I remember being in school and learning about fractions. In particular, I remember the problems we had when trying to add and subtract fractions. This problem also presented itself when we tried to multiply fractions, although we still received partial credit if we couldn’t reduce fractions to their lowest terms.
What I’m referring to is the problem of finding the Greatest Common Divisor (GCD) of two numbers. The GCD of two numbers is the largest number that divides into both numbers with a remainder of zero each time. This problem has many applications, but for most of us we can relate to it because of our frustrations with fractions.
The algorithm that I’m writing about, which solves precisely this problem. To be more precise, the Euclidean Algorithm finds the greatest common divisor between two integer numbers.
There are different versions of the algorithm, but the one I have implemented finds the GCD by subtracting the smaller number from the larger number, and if the result is greater than 0, the procedure repeats itself with the two lower numbers. Otherwise, the result (the GCD) is the final number that was greater than 0.
Lets see an example:
Consider the number 9 and 21.
21 – 9 = 12. 12 is greater than 0, so we repeat the procedure with 9 and 12.

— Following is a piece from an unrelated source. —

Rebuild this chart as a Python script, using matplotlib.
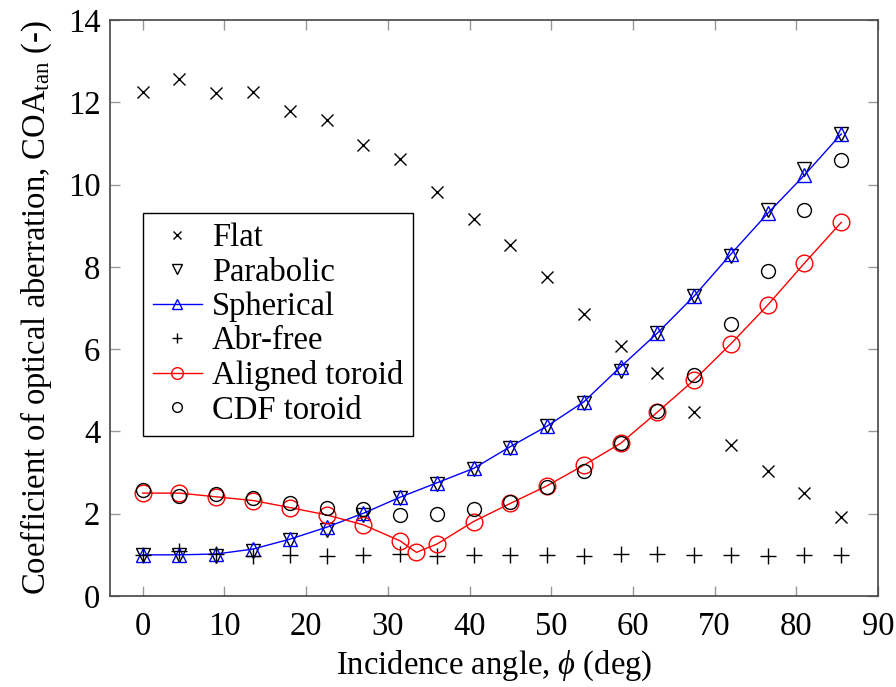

12 – 9 = 3. 3 is greater than 0, so we repeat the procedure with 3 and 9.
9 – 3 = 6. 6 is greater than 0, so we repeat the procedure with 3 and 6.
6 – 3 = 3. 3 is greater than 0, so we repeat the procedure with 3 and 3.
3 – 3 = 0. 0 is not greater than 0, so can exit the loop portion of the algorithm.
Since 3 was the last positive number that we arrived at in this procedure, we see that the GCD of 9 and 12 is 3.